D'autres journalistes et militantes, à l'image d'Anaïs Condomines de LCI, de la blogueuse Crêpe Georgette ou de la créatrice du tumblr Les mots tuent Sophie Gourion, soulignent le problème lié au fait d'assimiler les agresseurs à des ours, des requins ou des loups.
Pour Crêpe Georgette, le slogan même de la campagne n'est pas pertinent et peut même s'avérer dangereux : "Ne minimisons jamais le harcèlement sexuel. Victimes ou témoins, donnez l'alerte !"
Encore une fois, note-t-elle, se sont aux victimes elles-mêmes que revient le devoir de donner l'alerte, avec tous les dangers que cela peut représenter pour elles de s'opposer à leur agresseur.

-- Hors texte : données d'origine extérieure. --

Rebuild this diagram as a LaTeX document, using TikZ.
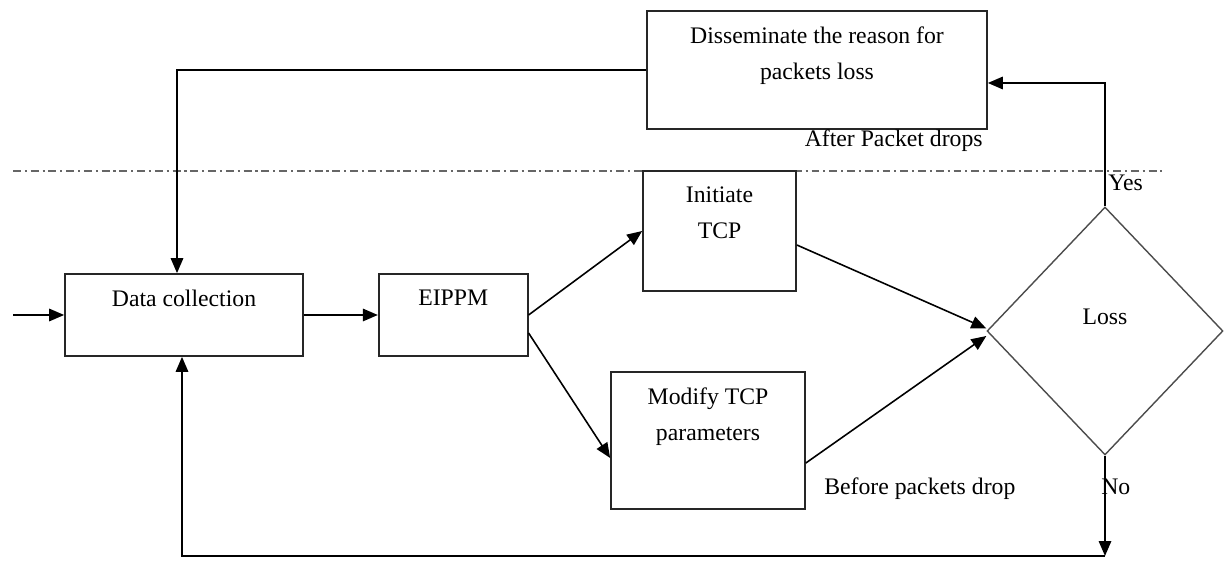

Cela induit aussi qu'une femme qui se fait harceler et qui ne réagit pas est en partie coupable de ce qui lui arrive.
Pour elle comme pour d'autres, la responsabilité incombe en premier lieu à la SNCF et à la RATP, ainsi qu'à la police, qui doit former ses agents, notamment à mieux recueillir la parole des victimes.
Interrogée ce matin pendant la conférence de présentation de la campagne, Valérie Pécresse a justifié le choix de représenter les harceleurs en animaux sauvages.
Comme le note Sophie Gourion, ce n'est pas la première fois que la RATP et la SNCF filent la métaphore animale pour dénoncer les comportements répréhensibles d'usagers de transports en commun.
Elle souligne aussi que même si la nouvelle campagne de la région Île-de-France n'est pas exempte de défauts, elle a le mérite de parler publiquement des violences quotidiennes que subissent des milliers d'usagères des transports en commun.
On revient d'ailleurs de loin. En 2011, la RATP n'avait même pas considéré le harcèlement sexuel "digne" d'apparaître dans sa campagne contre les incivilités.
La solution pour la faire de prochaine campagne contre le harcèlement transport une campagne efficace et pertinente ? C'est encore Sophie Gourion qui la livre : y associer les associations qui connaissent ces problématiques pour avoir longuement travaillé dessus.
On espère que la région Île-de-France, la SNCF et la RATP en prendront note pour leur future campagne de sensibilisation contre le harcèlement.